The palmaris longus muscle exists in the forearm of 90% of humans. The other 10% have lost that muscle along the evolutionary path.  Its function was to grip onto a branch for swinging from tree to tree, something we don’t have to do anymore.  The levator claviculae muscle is present in only 3% of humans.  Leonardo DaVinci’s drawings of the neck anatomy show it. The levator claviculae is present, however, in all apes.  Does that mean anything? Or is it just there to confuse us?

Not only can we have numerous breasts, but we also have a vestigial tail.  Most of us just have two or three extra vertebrae at the end of our sacrum, but the record holder had a tail that was nine inches long. Cool! Especially if you were naked wandering around the Garden of Eden to keep the flies off the anus.  Well, do you have a better explanation?

Every infant has a reflex called the “palmar grasp reflex.”  If you put something into an infant’s hand he/she will grasp on to it and not let go.  This happens in both the upper and lower extremities.  When the mother had to get out of a dangerous situation, she could not hold onto the baby.  The infant was on his own and grasped onto the mother’s hair.  That left the mother’s hands and feet free to get away from the danger.  We don’t have enough hair to grasp onto, but luckily our mothers don’t have to make a run for it like our ancestors did, but we nevertheless hold onto that grasping reflex.   

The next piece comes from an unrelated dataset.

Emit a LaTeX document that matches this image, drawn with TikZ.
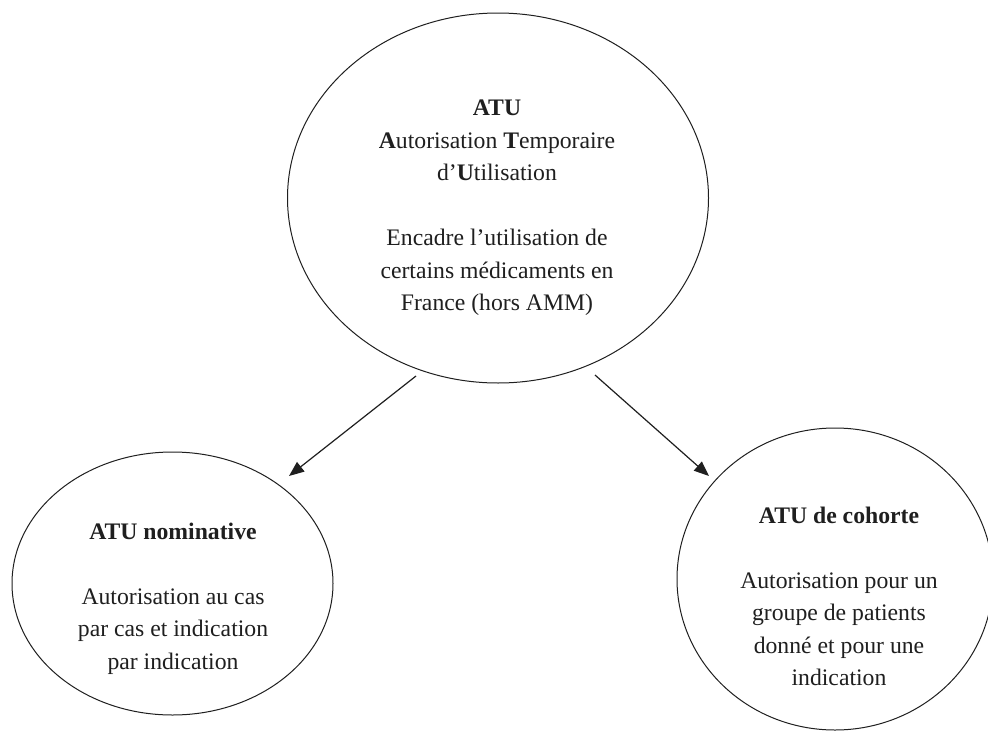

When we were still living in and swinging from trees, our diet had more fibrous plant content that needed to be ground up.  For that, we had three molar teeth in the back of the upper and lower jaw on each side.  As our diet shifted to more high-grade protein, we needed tearing and cutting teeth, the canines and incisors.  Now the third molars often need to be removed by your friendly neighborhood dentist because the third molars get impacted and are very prone to tooth decay. 

Not only do we have vestigial organs, but there are even vestigial genes in our DNA.   Most animals, but not humans, can make their own Vitamin C, the lack of which, in us, is lethal, as the sailors crossing the Atlantic at the time of Columbus found out.  There is a gene that makes the enzyme L-Gulonalactone Oxidase.  In us, this gene necessary to make Vitamin C, although present, just as the muscles that move the ear, was disabled by a previous mutation.  We have to depend on exogenous Vitamin C from citrus or other vegetables such as fermented cabbage (sauerkraut). The British Navy used to serve sauerkraut at least once a day on shipboard but later made every sailor eat a lime instead every day to prevent scurvy. Hence they (and by association all British people) are called “Limeys.”  The name “Krauts” is reserved for another nationality.

All the  vestigial organs within us that have no function:  the arm muscles that no longer are able to help us hold on to branches, and are missing in one of ten humans, the ear muscles that are no longer able to turn our ears to the source of sound, the molar teeth that no longer can grind plant fibers into food because they are overgrown with gingival tissue, the appendix that cannot digest cellulose, the goosebumps that have no useful function, the extra breasts in females that are there to feed the litter that never comes, the reflexes that are not needed for the infant to hold onto their mother, tail bones that are not long enough anymore to serve any function, and the genes that cannot manufacture Vitamin C are either mistakes, but I prefer  “evolution in progress” as the explanation.  Which will it be? Could the Creator really have made that many errors?

 The final icing on the cake is that we share 98.8% of our DNA with Chimpanzee DNA.  Does that happen by coincidence? Or could that be the ‘missing link” we have all been searching for, that gives us the evidence that we are indeed related!